## SET TASK
Word for word, print each line of the listing below; pictures stay out.

MATERIAL start

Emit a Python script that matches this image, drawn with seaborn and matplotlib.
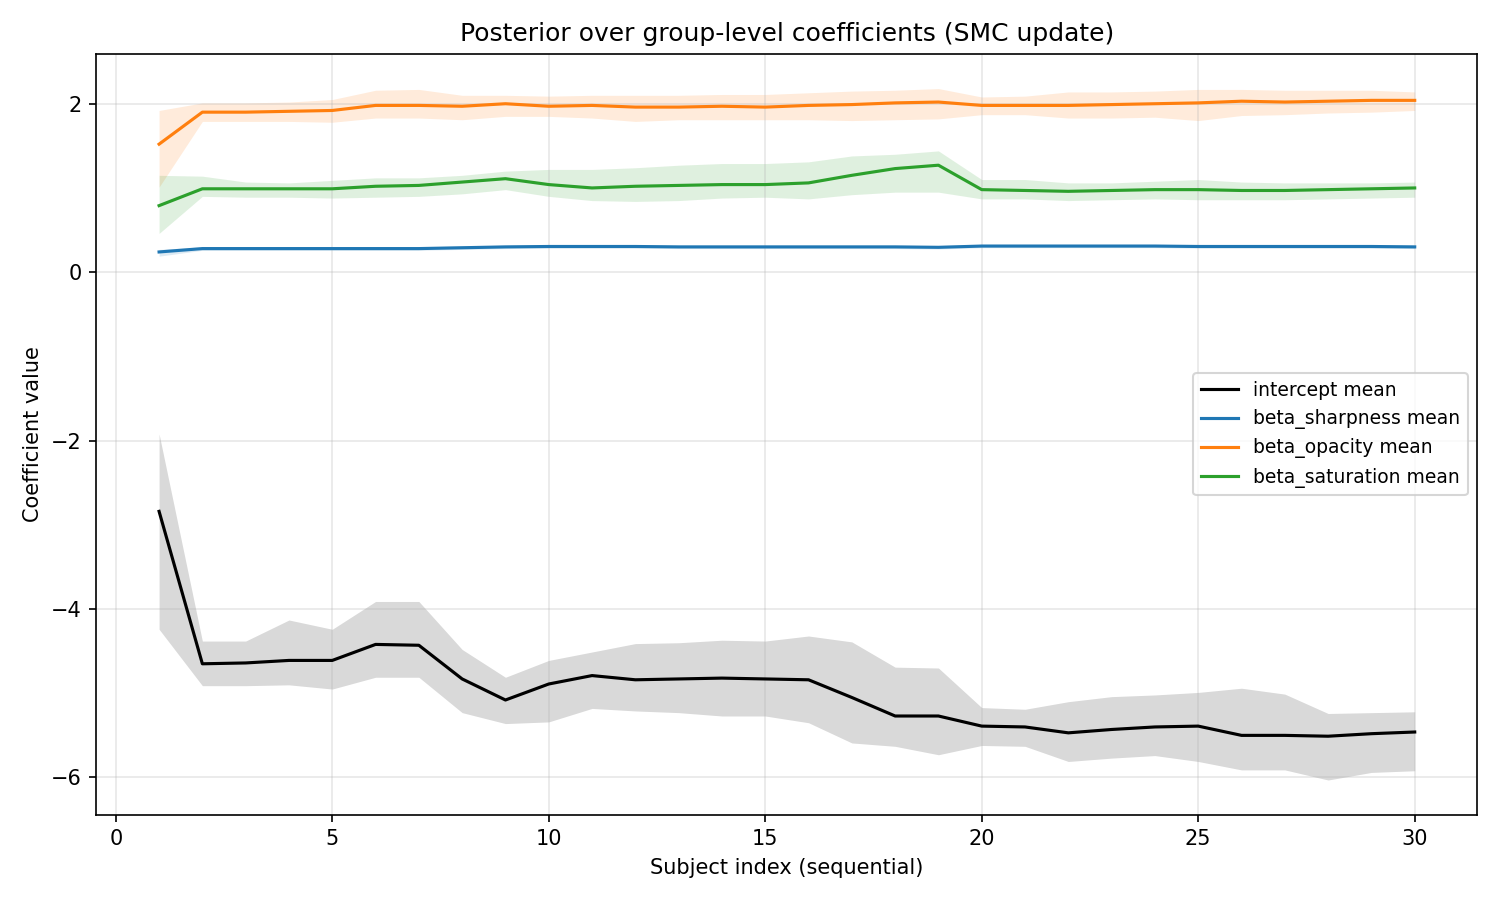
import numpy as np
import pandas as pd
import matplotlib
matplotlib.use("Agg")
import matplotlib.pyplot as plt
import seaborn as sns

subjects = list(range(1, 31))

intercept_mean = [-2.84, -4.65, -4.64, -4.61, -4.61, -4.42, -4.43, -4.83, -5.08, -4.89,
                  -4.79, -4.84, -4.83, -4.82, -4.83, -4.84, -5.05, -5.27, -5.27, -5.39,
                  -5.40, -5.47, -5.43, -5.40, -5.39, -5.50, -5.50, -5.51, -5.48, -5.46]
intercept_hi = [-1.92, -4.38, -4.38, -4.13, -4.24, -3.91, -3.91, -4.48, -4.81, -4.61,
                -4.51, -4.41, -4.40, -4.37, -4.38, -4.32, -4.39, -4.69, -4.70, -5.17,
                -5.19, -5.10, -5.04, -5.02, -4.99, -4.94, -5.01, -5.24, -5.23, -5.22]
intercept_lo = [-4.24, -4.91, -4.91, -4.90, -4.95, -4.81, -4.81, -5.23, -5.36, -5.34,
                -5.18, -5.21, -5.23, -5.27, -5.27, -5.35, -5.59, -5.63, -5.73, -5.62,
                -5.63, -5.81, -5.77, -5.74, -5.81, -5.91, -5.91, -6.03, -5.94, -5.92]

sharp_mean = [0.24, 0.28, 0.28, 0.28, 0.28, 0.28, 0.28, 0.29, 0.30, 0.305,
              0.305, 0.305, 0.30, 0.30, 0.30, 0.30, 0.30, 0.30, 0.295, 0.31,
              0.31, 0.31, 0.31, 0.31, 0.305, 0.305, 0.305, 0.305, 0.305, 0.30]
sharp_hi = [0.27, 0.30, 0.30, 0.30, 0.30, 0.30, 0.30, 0.31, 0.32, 0.325,
            0.325, 0.325, 0.32, 0.32, 0.32, 0.32, 0.32, 0.32, 0.315, 0.33,
            0.33, 0.33, 0.33, 0.33, 0.325, 0.325, 0.325, 0.325, 0.325, 0.32]
sharp_lo = [0.19, 0.26, 0.26, 0.26, 0.26, 0.26, 0.26, 0.27, 0.28, 0.285,
            0.285, 0.285, 0.28, 0.28, 0.28, 0.28, 0.28, 0.28, 0.275, 0.29,
            0.29, 0.29, 0.29, 0.29, 0.285, 0.285, 0.285, 0.285, 0.285, 0.28]

opac_mean = [1.52, 1.90, 1.90, 1.91, 1.92, 1.98, 1.98, 1.97, 2.00, 1.97,
             1.98, 1.96, 1.96, 1.97, 1.96, 1.98, 1.99, 2.01, 2.02, 1.98,
             1.98, 1.98, 1.99, 2.00, 2.01, 2.03, 2.02, 2.03, 2.04, 2.04]
opac_hi = [1.92, 2.01, 2.01, 2.02, 2.05, 2.16, 2.17, 2.10, 2.10, 2.09,
           2.10, 2.10, 2.10, 2.11, 2.11, 2.13, 2.15, 2.16, 2.18, 2.08,
           2.09, 2.14, 2.14, 2.15, 2.17, 2.17, 2.16, 2.16, 2.16, 2.14]
opac_lo = [1.01, 1.79, 1.79, 1.79, 1.78, 1.83, 1.83, 1.81, 1.85, 1.85,
           1.83, 1.79, 1.81, 1.81, 1.81, 1.81, 1.80, 1.81, 1.82, 1.87,
           1.87, 1.83, 1.83, 1.84, 1.80, 1.86, 1.87, 1.89, 1.90, 1.92]

sat_mean = [0.79, 0.99, 0.99, 0.99, 0.99, 1.02, 1.03, 1.07, 1.11, 1.04,
            1.00, 1.02, 1.03, 1.04, 1.04, 1.06, 1.15, 1.23, 1.27, 0.98,
            0.97, 0.96, 0.97, 0.98, 0.98, 0.97, 0.97, 0.98, 0.99, 1.00]
sat_hi = [1.15, 1.14, 1.07, 1.06, 1.09, 1.12, 1.12, 1.15, 1.20, 1.22,
          1.22, 1.24, 1.27, 1.29, 1.29, 1.31, 1.38, 1.40, 1.44, 1.10,
          1.10, 1.06, 1.06, 1.08, 1.10, 1.07, 1.06, 1.06, 1.06, 1.07]
sat_lo = [0.46, 0.90, 0.89, 0.89, 0.88, 0.89, 0.90, 0.93, 0.98, 0.90,
          0.85, 0.84, 0.85, 0.88, 0.89, 0.87, 0.92, 0.95, 0.95, 0.87,
          0.87, 0.85, 0.86, 0.87, 0.86, 0.86, 0.86, 0.87, 0.88, 0.89]

series_names = ["intercept mean", "beta_sharpness mean", "beta_opacity mean", "beta_saturation mean"]
colors = ["black", "#1f77b4", "#ff7f0e", "#2ca02c"]
means = [intercept_mean, sharp_mean, opac_mean, sat_mean]
highs = [intercept_hi, sharp_hi, opac_hi, sat_hi]
lows = [intercept_lo, sharp_lo, opac_lo, sat_lo]

rows = []
for name, m in zip(series_names, means):
    for s, v in zip(subjects, m):
        rows.append({"subject": s, "value": v, "series": name})
df = pd.DataFrame(rows)

fig, ax = plt.subplots(figsize=(10, 6), dpi=150)

for c, lo, hi in zip(colors, lows, highs):
    ax.fill_between(subjects, lo, hi, color=c, alpha=0.15, linewidth=0)

sns.lineplot(data=df, x="subject", y="value", hue="series", hue_order=series_names,
             palette=dict(zip(series_names, colors)), ax=ax, linewidth=1.5)

ax.set_title("Posterior over group-level coefficients (SMC update)")
ax.set_xlabel("Subject index (sequential)")
ax.set_ylabel("Coefficient value")
ax.grid(True, alpha=0.3)
ax.legend(loc="center right", title=None, fontsize=9)

fig.tight_layout()
fig.savefig("out.png", dpi=150)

MATERIAL end

## SOLVED PROBLEM
Emit a Python script that matches this image, drawn with seaborn and matplotlib.
import numpy as np
import pandas as pd
import matplotlib
matplotlib.use("Agg")
import matplotlib.pyplot as plt
import seaborn as sns

subjects = list(range(1, 31))

intercept_mean = [-2.84, -4.65, -4.64, -4.61, -4.61, -4.42, -4.43, -4.83, -5.08, -4.89,
                  -4.79, -4.84, -4.83, -4.82, -4.83, -4.84, -5.05, -5.27, -5.27, -5.39,
                  -5.40, -5.47, -5.43, -5.40, -5.39, -5.50, -5.50, -5.51, -5.48, -5.46]
intercept_hi = [-1.92, -4.38, -4.38, -4.13, -4.24, -3.91, -3.91, -4.48, -4.81, -4.61,
                -4.51, -4.41, -4.40, -4.37, -4.38, -4.32, -4.39, -4.69, -4.70, -5.17,
                -5.19, -5.10, -5.04, -5.02, -4.99, -4.94, -5.01, -5.24, -5.23, -5.22]
intercept_lo = [-4.24, -4.91, -4.91, -4.90, -4.95, -4.81, -4.81, -5.23, -5.36, -5.34,
                -5.18, -5.21, -5.23, -5.27, -5.27, -5.35, -5.59, -5.63, -5.73, -5.62,
                -5.63, -5.81, -5.77, -5.74, -5.81, -5.91, -5.91, -6.03, -5.94, -5.92]

sharp_mean = [0.24, 0.28, 0.28, 0.28, 0.28, 0.28, 0.28, 0.29, 0.30, 0.305,
              0.305, 0.305, 0.30, 0.30, 0.30, 0.30, 0.30, 0.30, 0.295, 0.31,
              0.31, 0.31, 0.31, 0.31, 0.305, 0.305, 0.305, 0.305, 0.305, 0.30]
sharp_hi = [0.27, 0.30, 0.30, 0.30, 0.30, 0.30, 0.30, 0.31, 0.32, 0.325,
            0.325, 0.325, 0.32, 0.32, 0.32, 0.32, 0.32, 0.32, 0.315, 0.33,
            0.33, 0.33, 0.33, 0.33, 0.325, 0.325, 0.325, 0.325, 0.325, 0.32]
sharp_lo = [0.19, 0.26, 0.26, 0.26, 0.26, 0.26, 0.26, 0.27, 0.28, 0.285,
            0.285, 0.285, 0.28, 0.28, 0.28, 0.28, 0.28, 0.28, 0.275, 0.29,
            0.29, 0.29, 0.29, 0.29, 0.285, 0.285, 0.285, 0.285, 0.285, 0.28]

opac_mean = [1.52, 1.90, 1.90, 1.91, 1.92, 1.98, 1.98, 1.97, 2.00, 1.97,
             1.98, 1.96, 1.96, 1.97, 1.96, 1.98, 1.99, 2.01, 2.02, 1.98,
             1.98, 1.98, 1.99, 2.00, 2.01, 2.03, 2.02, 2.03, 2.04, 2.04]
opac_hi = [1.92, 2.01, 2.01, 2.02, 2.05, 2.16, 2.17, 2.10, 2.10, 2.09,
           2.10, 2.10, 2.10, 2.11, 2.11, 2.13, 2.15, 2.16, 2.18, 2.08,
           2.09, 2.14, 2.14, 2.15, 2.17, 2.17, 2.16, 2.16, 2.16, 2.14]
opac_lo = [1.01, 1.79, 1.79, 1.79, 1.78, 1.83, 1.83, 1.81, 1.85, 1.85,
           1.83, 1.79, 1.81, 1.81, 1.81, 1.81, 1.80, 1.81, 1.82, 1.87,
           1.87, 1.83, 1.83, 1.84, 1.80, 1.86, 1.87, 1.89, 1.90, 1.92]

sat_mean = [0.79, 0.99, 0.99, 0.99, 0.99, 1.02, 1.03, 1.07, 1.11, 1.04,
            1.00, 1.02, 1.03, 1.04, 1.04, 1.06, 1.15, 1.23, 1.27, 0.98,
            0.97, 0.96, 0.97, 0.98, 0.98, 0.97, 0.97, 0.98, 0.99, 1.00]
sat_hi = [1.15, 1.14, 1.07, 1.06, 1.09, 1.12, 1.12, 1.15, 1.20, 1.22,
          1.22, 1.24, 1.27, 1.29, 1.29, 1.31, 1.38, 1.40, 1.44, 1.10,
          1.10, 1.06, 1.06, 1.08, 1.10, 1.07, 1.06, 1.06, 1.06, 1.07]
sat_lo = [0.46, 0.90, 0.89, 0.89, 0.88, 0.89, 0.90, 0.93, 0.98, 0.90,
          0.85, 0.84, 0.85, 0.88, 0.89, 0.87, 0.92, 0.95, 0.95, 0.87,
          0.87, 0.85, 0.86, 0.87, 0.86, 0.86, 0.86, 0.87, 0.88, 0.89]

series_names = ["intercept mean", "beta_sharpness mean", "beta_opacity mean", "beta_saturation mean"]
colors = ["black", "#1f77b4", "#ff7f0e", "#2ca02c"]
means = [intercept_mean, sharp_mean, opac_mean, sat_mean]
highs = [intercept_hi, sharp_hi, opac_hi, sat_hi]
lows = [intercept_lo, sharp_lo, opac_lo, sat_lo]

rows = []
for name, m in zip(series_names, means):
    for s, v in zip(subjects, m):
        rows.append({"subject": s, "value": v, "series": name})
df = pd.DataFrame(rows)

fig, ax = plt.subplots(figsize=(10, 6), dpi=150)

for c, lo, hi in zip(colors, lows, highs):
    ax.fill_between(subjects, lo, hi, color=c, alpha=0.15, linewidth=0)

sns.lineplot(data=df, x="subject", y="value", hue="series", hue_order=series_names,
             palette=dict(zip(series_names, colors)), ax=ax, linewidth=1.5)

ax.set_title("Posterior over group-level coefficients (SMC update)")
ax.set_xlabel("Subject index (sequential)")
ax.set_ylabel("Coefficient value")
ax.grid(True, alpha=0.3)
ax.legend(loc="center right", title=None, fontsize=9)

fig.tight_layout()
fig.savefig("out.png", dpi=150)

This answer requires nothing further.